This week, I’m pleased to share with you the beautiful thoughts of my first guest blogger Carrie Jenkins. Carrie always captures in writing so well the ideas and values I live my life by. I know you’ll enjoy it as much as I do. Thank you, Carrie, for your wisdom and open heart.
Perfectionism, I believe, has been one of my greatest strengths and one of the biggest liabilities in my life. As with most character traits, in the right measure, they can be very beneficial. As a perfectionist, I did very thorough and excellent work. I was very accomplished in school and professionally. But left unchecked, or driven by past trauma, those same traits can also be very detrimental in our lives. Consuming perfectionism paralyzed me, kept me from trying things I wasn’t sure I could succeed at, informed my inner dialog in a way that was detrimental to my self-esteem and spilled out negatively to those around me. As a long time seeker of self-growth, I have never been one to journal, which seemed especially ironic to me as a lifelong reader and an English major in college. And quite honestly it felt like a bit of a failure on my part that I wasn’t able to develop a sustained journaling habit. Envious of people that have boxes of journals spanning a lifetime, I sporadically made feeble attempts and have started dozens of journals with only a few complete pages over the years. (And everyone loves to give journals as a gift – added pressure.) So why don’t I journal? Perfectionism, judgment of my journaling that made it an uncomfortable exercise, rather than a growth opportunity. One of the reasons? My writing is illegible (even to me sometimes). I could barely stand to even look back at it, which seems a bit dramatic, even to me. And any time I’ve gone back through and read my intermittent and halfhearted attempts at journaling, I just cringe. I would feel sad for how I was struggling at the time, how dramatic I was, how stupid it all sounded. Truly, I looked at my past struggles as “stupid”. I believe the quote, “When we know better, we do better.” But I still tended to look back at past experiences with a fairly harsh and judgmental lens.
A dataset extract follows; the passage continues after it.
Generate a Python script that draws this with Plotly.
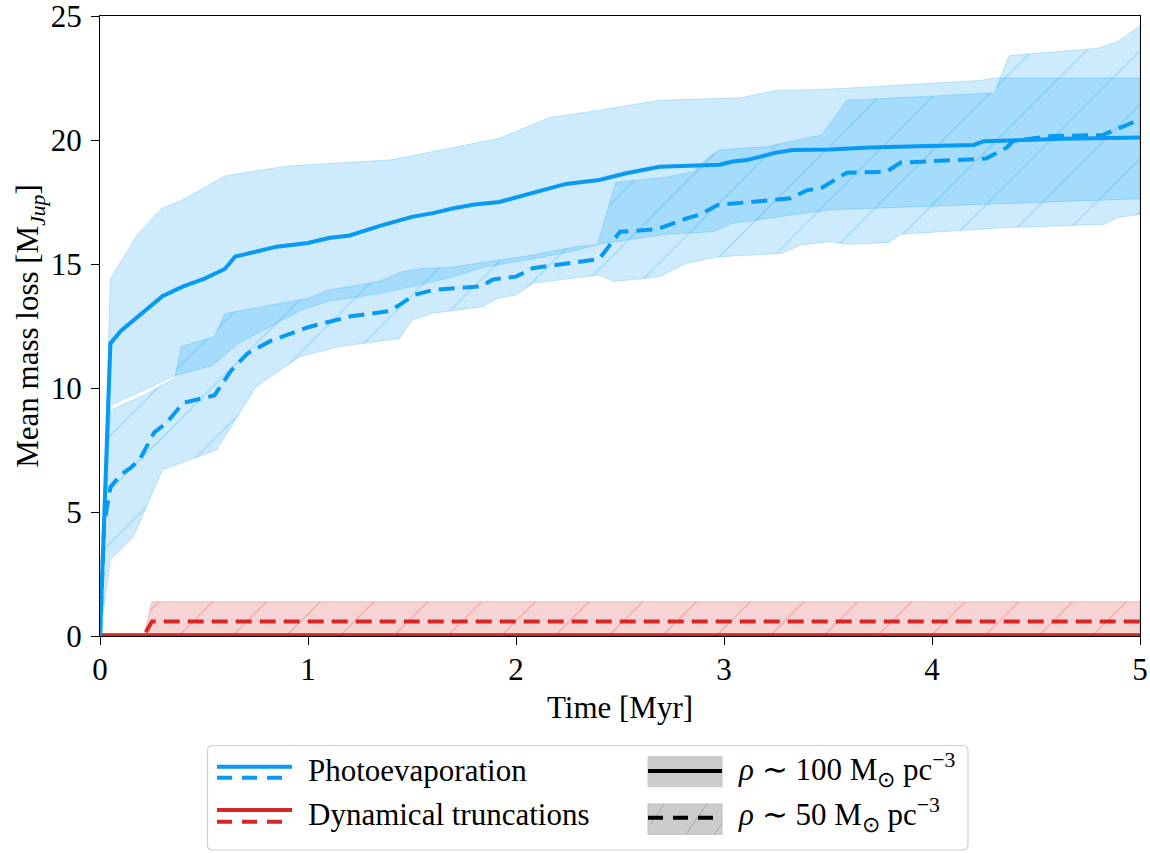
import plotly.graph_objects as go

# ---------------- data ----------------
# Photoevaporation, rho ~ 100 Msun/pc^3 (solid)
t_pe100 = [0, 0.05, 0.1, 0.2, 0.3, 0.4, 0.5, 0.6, 0.65, 0.7, 0.85, 1.0, 1.1, 1.2, 1.35,
           1.5, 1.6, 1.7, 1.8, 1.92, 2.08, 2.24, 2.4, 2.53, 2.69, 2.98, 3.04, 3.11, 3.25,
           3.33, 3.51, 3.7, 3.93, 4.2, 4.25, 4.63, 5.0]
m_pe100 = [0, 11.8, 12.3, 13.0, 13.7, 14.1, 14.4, 14.8, 15.3, 15.4, 15.7, 15.85, 16.05,
           16.15, 16.55, 16.9, 17.05, 17.25, 17.4, 17.5, 17.85, 18.23, 18.39, 18.66, 18.92,
           19.0, 19.13, 19.19, 19.49, 19.6, 19.62, 19.7, 19.75, 19.8, 19.95, 20.05, 20.1]
tu_pe100 = [0, 0.05, 0.18, 0.3, 0.4, 0.6, 0.9, 1.1, 1.4, 1.55, 1.7, 1.92, 2.16, 2.4, 2.69,
            3.08, 3.25, 3.5, 4.23, 4.3, 5.0]
u_pe100 = [0, 14.4, 16.2, 17.25, 17.6, 18.55, 18.95, 19.05, 19.2, 19.45, 19.7, 20.07, 20.9,
           21.2, 21.6, 21.7, 22.0, 22.05, 22.4, 22.5, 22.5]
tl_pe100 = [0, 0.05, 0.22, 0.36, 0.54, 0.665, 0.78, 0.97, 1.1, 1.34, 1.56, 1.7, 1.86, 2.08,
            2.29, 2.4, 2.72, 2.95, 3.04, 3.5, 4.23, 5.0]
l_pe100 = [0, 9.3, 9.95, 10.5, 10.9, 11.8, 12.3, 13.15, 13.5, 13.8, 14.2, 14.5, 14.9, 15.2,
           15.55, 15.8, 16.2, 16.3, 16.64, 17.18, 17.4, 17.63]

# Photoevaporation, rho ~ 50 Msun/pc^3 (dashed)
t_pe50 = [0, 0.02, 0.05, 0.1, 0.15, 0.19, 0.26, 0.32, 0.4, 0.55, 0.63, 0.71, 0.82, 1.0, 1.2,
          1.39, 1.44, 1.51, 1.6, 1.83, 1.89, 2.0, 2.08, 2.36, 2.4, 2.5, 2.68, 2.82, 2.88,
          2.97, 3.32, 3.4, 3.46, 3.59, 3.78, 3.85, 4.26, 4.36, 4.39, 4.58, 4.82, 5.0]
m_pe50 = [0, 4.5, 6.0, 6.5, 6.8, 7.1, 8.2, 8.6, 9.4, 9.7, 10.7, 11.4, 11.9, 12.45, 12.88,
          13.1, 13.35, 13.75, 13.95, 14.1, 14.38, 14.49, 14.83, 15.15, 15.2, 16.3, 16.4,
          16.84, 16.98, 17.38, 17.65, 17.98, 18.02, 18.68, 18.72, 19.09, 19.25, 19.7, 19.96,
          20.16, 20.2, 20.83]
tu_pe50 = [0, 0.05, 0.22, 0.36, 0.39, 0.55, 0.6, 0.78, 1.0, 1.1, 1.34, 1.45, 1.56, 1.68,
           1.86, 2.08, 2.29, 2.39, 2.48, 2.72, 2.85, 2.93, 2.98, 3.2, 3.41, 3.47, 3.59, 4.3,
           4.37, 4.8, 4.9, 5.0]
u_pe50 = [0, 9.1, 9.75, 10.4, 11.67, 12.07, 13.0, 13.28, 13.62, 13.95, 14.29, 14.69, 14.83,
          14.86, 15.09, 15.36, 15.7, 15.77, 18.3, 18.5, 18.72, 19.33, 19.6, 19.73, 20.1, 20.2,
          21.6, 21.9, 23.4, 23.7, 24.0, 24.6]
tl_pe50 = [0, 0.05, 0.16, 0.21, 0.3, 0.43, 0.56, 0.66, 0.75, 0.96, 1.15, 1.44, 1.5, 1.6,
           1.84, 1.91, 2.0, 2.08, 2.4, 2.47, 2.69, 2.82, 2.97, 3.28, 3.37, 3.51, 3.59, 3.79,
           3.85, 4.34, 4.83, 4.89, 5.0]
l_pe50 = [0, 3.06, 4.0, 4.95, 6.7, 7.1, 7.5, 8.84, 10.05, 11.26, 11.67, 12.0, 12.74, 13.01,
          13.28, 13.62, 13.75, 14.22, 14.56, 14.29, 14.49, 15.03, 15.29, 15.43, 15.77, 15.9,
          15.8, 15.86, 16.2, 16.46, 16.6, 16.87, 17.0]

# Dynamical truncations, rho ~ 100 (solid)
t_dt100 = [0, 5.0]
m_dt100 = [0.03, 0.03]
u_dt100 = [0.1, 0.1]
l_dt100 = [0.0, 0.0]

# Dynamical truncations, rho ~ 50 (dashed)
t_dt50 = [0, 0.21, 0.25, 5.0]
m_dt50 = [0, 0, 0.58, 0.58]
u_dt50 = [0, 0, 1.38, 1.38]
l_dt50 = [-0.22, -0.22, -0.22, -0.22]

# ---------------- styling ----------------
BLUE = "#069AF3"
RED = "#D62728"
FONT = "Liberation Serif"
FS = 31


def rgba(hexc, a):
    h = hexc.lstrip("#")
    r, g, b = int(h[0:2], 16), int(h[2:4], 16), int(h[4:6], 16)
    return f"rgba({r},{g},{b},{a})"


def band(tu, u, tl, l, color, hatch):
    xs = list(tu) + list(reversed(tl))
    ys = list(u) + list(reversed(l))
    kw = dict(x=xs, y=ys, mode="lines", fill="toself",
              fillcolor=rgba(color, 0.2),
              line=dict(width=1, color=rgba(color, 0.22)),
              hoverinfo="skip", showlegend=False)
    if hatch:
        kw["fillpattern"] = dict(shape="/", size=38, solidity=0.03,
                                 fgcolor=rgba(color, 0.3), fgopacity=1,
                                 bgcolor=rgba(color, 0.2), fillmode="replace")
    return go.Scatter(**kw)


fig = go.Figure()
fig.add_trace(band(tu_pe100, u_pe100, tl_pe100, l_pe100, BLUE, False))
fig.add_trace(band(tu_pe50, u_pe50, tl_pe50, l_pe50, BLUE, True))
fig.add_trace(band(t_dt100, u_dt100, t_dt100, l_dt100, RED, False))
fig.add_trace(band(t_dt50, u_dt50, t_dt50, l_dt50, RED, True))

fig.add_trace(go.Scatter(x=t_dt100, y=m_dt100, mode="lines",
                         line=dict(color=RED, width=4), showlegend=False))
fig.add_trace(go.Scatter(x=t_dt50, y=m_dt50, mode="lines",
                         line=dict(color=RED, width=4, dash="16px,8px"), showlegend=False))
fig.add_trace(go.Scatter(x=t_pe100, y=m_pe100, mode="lines",
                         line=dict(color=BLUE, width=4), showlegend=False))
fig.add_trace(go.Scatter(x=t_pe50, y=m_pe50, mode="lines",
                         line=dict(color=BLUE, width=4, dash="16px,8px"), showlegend=False))

# ---------------- layout ----------------
W, H = 1150, 853
ML, MR, MT, MB = 100, 10, 16, 217
PW, PH = W - ML - MR, H - MT - MB


def px(x):  # window pixel -> paper x
    return (x - ML) / PW


def py(y):  # window pixel -> paper y
    return (H - MB - y) / PH


axis_common = dict(showgrid=False, zeroline=False, showline=True, linecolor="black",
                   linewidth=1.2, mirror=True, ticks="outside", ticklen=8,
                   tickwidth=1.2, tickcolor="black", ticklabeloverflow="allow",
                   tickfont=dict(family=FONT, size=FS, color="black"))

fig.update_layout(
    width=W, height=H,
    margin=dict(l=ML, r=MR, t=MT, b=MB, autoexpand=False),
    paper_bgcolor="white", plot_bgcolor="white",
    showlegend=False,
    xaxis=dict(range=[0, 5], tickvals=[0, 1, 2, 3, 4, 5], ticktext=["0", "1", "2", "3", "4", "5"],
               ticklabelstandoff=-2,
               title=dict(text="Time [Myr]", font=dict(family=FONT, size=FS, color="black"),
                          standoff=10),
               **axis_common),
    yaxis=dict(range=[0, 25], tickvals=[0, 5, 10, 15, 20, 25],
               ticktext=["0", "5", "10", "15", "20", "25"],
               ticklabelstandoff=3,
               title=dict(text="Mean mass loss [M<sub><i>Jup</i></sub>]",
                          font=dict(family=FONT, size=FS, color="black"), standoff=2),
               **axis_common),
)

# ---------------- manual legend ----------------
def rounded_box(x0, y0, x1, y1, r):
    rx, ry = r / PW, r / PH
    X0, X1, Y0, Y1 = px(x0), px(x1), py(y1), py(y0)  # Y0 bottom, Y1 top
    return (f"M {X0 + rx},{Y0} L {X1 - rx},{Y0} Q {X1},{Y0} {X1},{Y0 + ry} "
            f"L {X1},{Y1 - ry} Q {X1},{Y1} {X1 - rx},{Y1} L {X0 + rx},{Y1} "
            f"Q {X0},{Y1} {X0},{Y1 - ry} L {X0},{Y0 + ry} Q {X0},{Y0} {X0 + rx},{Y0} Z")


shapes = []
shapes.append(dict(type="path", xref="paper", yref="paper",
                   path=rounded_box(207.5, 745.5, 968, 850, 5),
                   line=dict(color="#d0d0d0", width=1.2), fillcolor="white"))
# blue
shapes.append(dict(type="line", xref="paper", yref="paper", x0=px(217), x1=px(292),
                   y0=py(766.7), y1=py(766.7), line=dict(color=BLUE, width=4)))
shapes.append(dict(type="line", xref="paper", yref="paper", x0=px(217), x1=px(292),
                   y0=py(777.7), y1=py(777.7), line=dict(color=BLUE, width=4, dash="15px,10px")))
# red
shapes.append(dict(type="line", xref="paper", yref="paper", x0=px(217), x1=px(292),
                   y0=py(810), y1=py(810), line=dict(color=RED, width=4)))
shapes.append(dict(type="line", xref="paper", yref="paper", x0=px(217), x1=px(292),
                   y0=py(821.7), y1=py(821.7), line=dict(color=RED, width=4, dash="15px,10px")))
# gray patches
shapes.append(dict(type="rect", xref="paper", yref="paper", x0=px(648), x1=px(722),
                   y0=py(786.7), y1=py(756.7), fillcolor="#cccccc",
                   line=dict(color="#c4c4c4", width=1)))
shapes.append(dict(type="rect", xref="paper", yref="paper", x0=px(648), x1=px(722),
                   y0=py(834.3), y1=py(804), fillcolor="#cccccc",
                   line=dict(color="#bdbdbd", width=1)))
for (a, b, c, d) in [(650, 825, 664, 804), (686, 834.3, 707, 804), (714, 834.3, 722, 823)]:
    shapes.append(dict(type="line", xref="paper", yref="paper", x0=px(a), x1=px(c),
                       y0=py(b), y1=py(d), line=dict(color="#a8a8a8", width=1)))
shapes.append(dict(type="line", xref="paper", yref="paper", x0=px(648), x1=px(722),
                   y0=py(771), y1=py(771), line=dict(color="black", width=4)))
shapes.append(dict(type="line", xref="paper", yref="paper", x0=px(648), x1=px(722),
                   y0=py(817.7), y1=py(817.7), line=dict(color="black", width=4, dash="15px,10px")))
fig.update_layout(shapes=shapes)

ann_font = dict(family=FONT, size=FS, color="black")
labels = [
    (306, 770, "Photoevaporation"),
    (306, 814, "Dynamical truncations"),
    (736, 770, "<i>ρ</i> ∼ 100 M<sub>⊙</sub> pc<sup>−3</sup>"),
    (736, 815, "<i>ρ</i> ∼ 50 M<sub>⊙</sub> pc<sup>−3</sup>"),
]
for (x, y, txt) in labels:
    fig.add_annotation(xref="paper", yref="paper", x=px(x), y=py(y), text=txt,
                       showarrow=False, xanchor="left", yanchor="middle", font=ann_font)

# remove the browser's default 8px body margin so the figure fills the window exactly
fig.write_html("out.html",
               config={"displayModeBar": False},
               post_script="document.body.style.margin='0px';"
                           "document.documentElement.style.overflow='hidden';")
Feeling the burden of my critical brain, I’ve often wished that I had a simpler mind. That I didn’t have to question and overthink everything. That I might accept life at face value, to not assume the worst, to not take things personally, that I could be easier on myself. Harsh judgement and overthinking led to worrying, trying to anticipate what people meant or what they were thinking, taking everything personally, being afraid of just about everything and not having any kind of grace for myself living life as a mere mortal, doing the best she could at the time. The expectations I set for myself were unattainable. My overactive brain led to insomnia through much of my young life (thank you Stephen King for keeping me company until 2am so many nights in high school).
At the tender age of 16, I had the serendipitous opportunity of learning to meditate in Y.O.U., a non-denominational youth group. I also developed a relationship with my God, one that was initially born in the pews of the Catholic church with my Nana. While often bored, I loved the cozy darkness of the churches and the familiar ritual of the mass. A particular meditation, that finally helped me, was enlightening as to how hard my brain was holding on to controlling my thoughts and life. It goes like this: You imagine your brain – bumpy, organic, two side – and a window on each side of the brain. My windows were four pained square glass with white trim. Simply enough, you were supposed to imagine the windows opening and your thoughts flowing out. Ok, see the brain, see the windows, now open…Nothing. Imagine prying the windows open. They would lift a little, then SLAM shut. Nope. Ok. Wedge the window open, place a stick to keep it propped open. Ah-ha. Open window. Now wait for the thoughts to start flowing out. Sometimes it took a bit. Then a thick, dark flow pouring out of my brain. And flowing. And flowing. By the time it was a thin trickle, I would be almost ready to fall asleep. The insight was really in how hard it was for my brain to let my thoughts go. And that is the beauty of meditation.
Faced with the challenges in our world over the past few years, and a recent personal loss, and once again feeling overwhelmed by my thoughts and feelings, I turned back to meditation. And rather than another failed attempt at journaling I began posting my thoughts on social media. In combination with meditation and a more mindful approach to my life, it seemed to help, to clarify what I was processing in the moment. I figured I would throw what I was experiencing out into the virtual atmosphere to see if it connected with anyone else, because certainly I couldn’t be the only one struggling with that issue.
I of course questioned my motives in writing those posts, which I think is probably healthy. I have found that this type of introspection and self-reflection is where the work begins. We can’t begin to change or refocus behavior and thoughts if we aren’t even aware they exist or how they are driving our lives. “Compassion is that feeling in the heart that wants to assist others and ourselves be free from suffering.” And my perfectionism was definitely causing suffering for myself of those around me. One of the main devotions of my heart is to help and be of service to others, whenever possible. It is only recently that I have begun to extend that same kindness to myself. Recognizing how perfectionism no longer serves me, softening my expectations and relating more gently to life have helped to know that my best – and somedays even my half best – are more than enough; that my value is not determined by whether or not I make a mistake. That I am lovable and loving, just as I am, perfectly imperfect.